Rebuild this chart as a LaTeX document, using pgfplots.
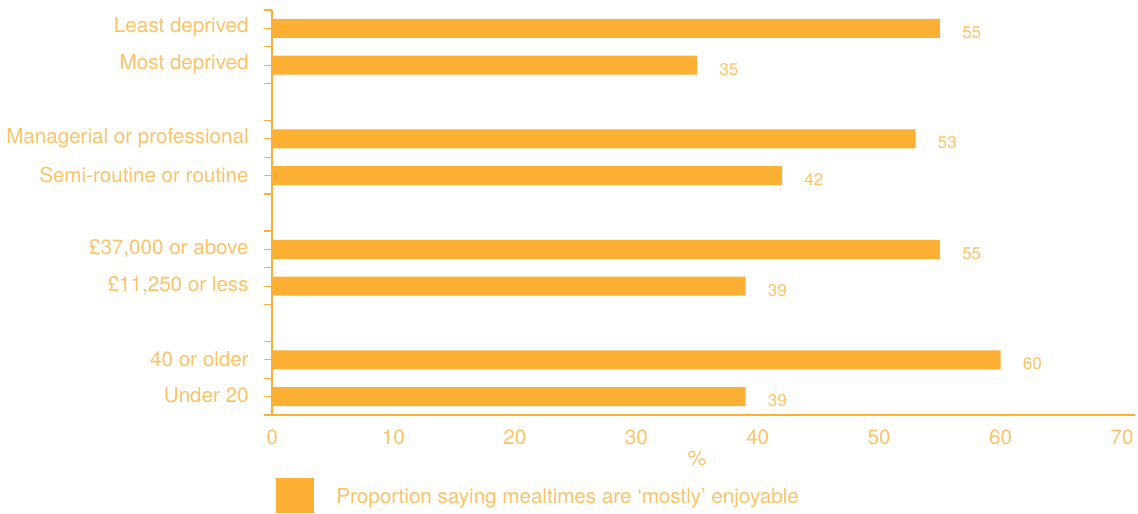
\documentclass[border=0pt]{standalone}
\usepackage{fontspec}
\setmainfont{TeX Gyre Heros}
\usepackage{pgfplots}
\pgfplotsset{compat=1.18}
\definecolor{barc}{RGB}{251,176,52}
\definecolor{txtc}{RGB}{252,194,100}
\begin{document}
\begin{tikzpicture}
\path[use as bounding box] (-136pt,-49pt) rectangle (433pt,207.5pt);
\begin{axis}[
  at={(0,0)}, anchor=south west,
  scale only axis,
  width=431.5pt, height=202.5pt,
  xmin=0, xmax=71.07,
  ymin=-0.5, ymax=10.5,
  axis lines*=left,
  axis line style={barc, line width=1pt},
  xbar, bar width=9.5pt,
  xtick={0,10,...,70},
  xtick style={draw=none},
  xticklabel style={anchor=north, inner sep=0pt, yshift=-3pt, font=\fontsize{10.3}{12}\selectfont, text=txtc},
  ytick={-0.5,0.5,1.5,2.5,3.5,4.5,5.5,6.5,7.5,8.5,9.5,10.5},
  yticklabels={},
  ytick style={draw=barc, line width=0.6pt},
  major tick length=4pt,
  tick align=outside,
  extra y ticks={0,1,3,4,6,7,9,10},
  extra y tick labels={{Under 20},{40 or older},{£11,250 or less},{£37,000 or above},{Semi-routine or routine},{Managerial or professional},{Most deprived},{Least deprived}},
  extra y tick style={tick style={draw=none}, yticklabel style={anchor=east, inner sep=0pt, xshift=-7.5pt, yshift=0.5pt, font=\fontsize{10.3}{12}\selectfont, text=txtc}},
  /pgf/number format/assume math mode=true,
  xlabel={\%},
  xlabel style={at={(axis description cs:0.4925,0)}, anchor=center, yshift=-21.5pt, font=\fontsize{10.5}{12}\selectfont, text=txtc},
  nodes near coords,
  nodes near coords style={anchor=west, inner sep=0pt, xshift=11pt, yshift=-2pt, font=\fontsize{8.5}{10}\selectfont, text=txtc},
  legend style={at={(axis description cs:0,0)}, anchor=west, xshift=2pt, yshift=-40pt, draw=none, fill=none, inner sep=0pt, font=\fontsize{10.3}{12}\selectfont, text=txtc},
  legend cell align=left,
  clip=false,
]
\addplot[fill=barc, draw=none,
  legend image code/.code={\fill[barc] (0pt,-7.5pt) rectangle (19pt,10pt); \path[draw=none, fill=none] (0pt,0pt) rectangle (28pt,0.1pt);}]
  coordinates {(39,0) (60,1) (39,3) (55,4) (42,6) (53,7) (35,9) (55,10)};
\addlegendentry{Proportion saying mealtimes are ‘mostly’ enjoyable}
\end{axis}
\end{tikzpicture}
\end{document}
* * * * *
_Brief_.
Copy out every line of the material above exactly, skipping the pictures.

_Answer to the task_.
Rebuild this chart as a LaTeX document, using pgfplots.
\documentclass[border=0pt]{standalone}
\usepackage{fontspec}
\setmainfont{TeX Gyre Heros}
\usepackage{pgfplots}
\pgfplotsset{compat=1.18}
\definecolor{barc}{RGB}{251,176,52}
\definecolor{txtc}{RGB}{252,194,100}
\begin{document}
\begin{tikzpicture}
\path[use as bounding box] (-136pt,-49pt) rectangle (433pt,207.5pt);
\begin{axis}[
  at={(0,0)}, anchor=south west,
  scale only axis,
  width=431.5pt, height=202.5pt,
  xmin=0, xmax=71.07,
  ymin=-0.5, ymax=10.5,
  axis lines*=left,
  axis line style={barc, line width=1pt},
  xbar, bar width=9.5pt,
  xtick={0,10,...,70},
  xtick style={draw=none},
  xticklabel style={anchor=north, inner sep=0pt, yshift=-3pt, font=\fontsize{10.3}{12}\selectfont, text=txtc},
  ytick={-0.5,0.5,1.5,2.5,3.5,4.5,5.5,6.5,7.5,8.5,9.5,10.5},
  yticklabels={},
  ytick style={draw=barc, line width=0.6pt},
  major tick length=4pt,
  tick align=outside,
  extra y ticks={0,1,3,4,6,7,9,10},
  extra y tick labels={{Under 20},{40 or older},{£11,250 or less},{£37,000 or above},{Semi-routine or routine},{Managerial or professional},{Most deprived},{Least deprived}},
  extra y tick style={tick style={draw=none}, yticklabel style={anchor=east, inner sep=0pt, xshift=-7.5pt, yshift=0.5pt, font=\fontsize{10.3}{12}\selectfont, text=txtc}},
  /pgf/number format/assume math mode=true,
  xlabel={\%},
  xlabel style={at={(axis description cs:0.4925,0)}, anchor=center, yshift=-21.5pt, font=\fontsize{10.5}{12}\selectfont, text=txtc},
  nodes near coords,
  nodes near coords style={anchor=west, inner sep=0pt, xshift=11pt, yshift=-2pt, font=\fontsize{8.5}{10}\selectfont, text=txtc},
  legend style={at={(axis description cs:0,0)}, anchor=west, xshift=2pt, yshift=-40pt, draw=none, fill=none, inner sep=0pt, font=\fontsize{10.3}{12}\selectfont, text=txtc},
  legend cell align=left,
  clip=false,
]
\addplot[fill=barc, draw=none,
  legend image code/.code={\fill[barc] (0pt,-7.5pt) rectangle (19pt,10pt); \path[draw=none, fill=none] (0pt,0pt) rectangle (28pt,0.1pt);}]
  coordinates {(39,0) (60,1) (39,3) (55,4) (42,6) (53,7) (35,9) (55,10)};
\addlegendentry{Proportion saying mealtimes are ‘mostly’ enjoyable}
\end{axis}
\end{tikzpicture}
\end{document}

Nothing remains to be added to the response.